Console App

Sighter

Lord of Coffee
I am defenatly not familiar with the application "Console"
and this morning I let it run for a while and beside the lines describing
the Apps I was launching I was and still am receiving in the console
some funny lines here some:
-----------
Wearly I sit here, pain and misery my only companions.

Do you want me to sit in the corner and rust, or just fall apart where I'm standing?

I'm not getting you down at all, am I?

Would you like me to go and stick my head in a bucket of water?

Funny, how just when you think life can't possibly get any worse it suddenly does.

----------

I cannot pin-point when exactly the lines appear,
but it seems it appears when there is no evident activity.
and they are quite depressive.
But Where the Hell are those lines comming from?
Anyone knows?

Again I repeat I do not know about "Console"

-Sighter
 
In the unix world, there is a funny app called fortune that prints a different "philosophical" string each time you launch it.

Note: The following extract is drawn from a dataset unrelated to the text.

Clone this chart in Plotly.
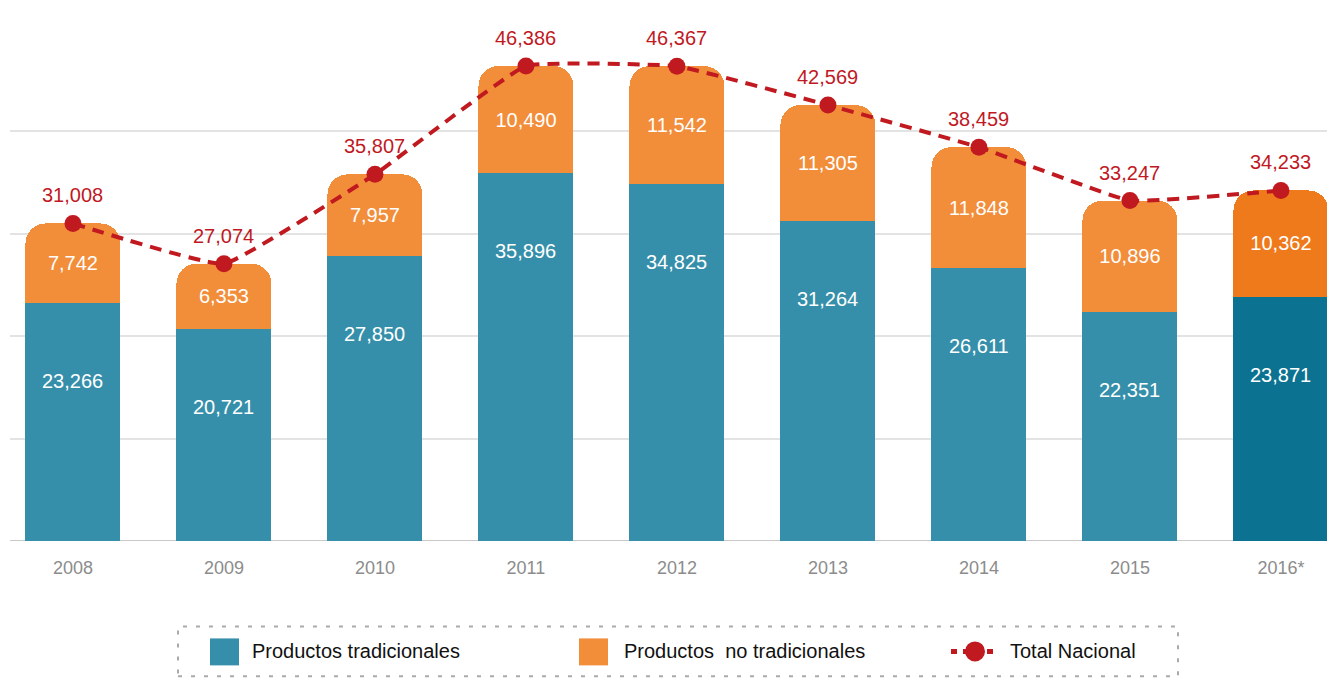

Here are some example of what it can print :
- Which is worse: ignorance or apathy? Who knows? Who cares?
- "Every morning, I get up and look through the 'Forbes' list of the
richest people in America. If I'm not there, I go to work"
-- Robert Orben
- I have yet to see any problem, however complicated, which, when looked
at in the right way, did not become still more complicated.
-- Poul Anderson

I let you discover the others :).

Maybe they have put it in the crontab (the task scheduler) or equivalent under mac OS, I'll try to have a look.
 
I realized after my post that the lines were comming from the system
i am dissapointed that they are not really phylo but rather depressive lines

Like this new one that just appeared:

"Ha, but my life is a box of wormgears."

our OS X is depressed!!!! :-(

thanx

-Sighter
 
Those lines are lines of 'Marvin' the depressive robot from the Hitchhiker's Guide to the Galaxy by Douglas Adams. It's a 'we will miss you, Doug' from Apple, I guess. Douglas Adams was a big fan of Apple computers. He wrote much of the trilogy of five books (HHGG) on his trusty old PowerBook 180.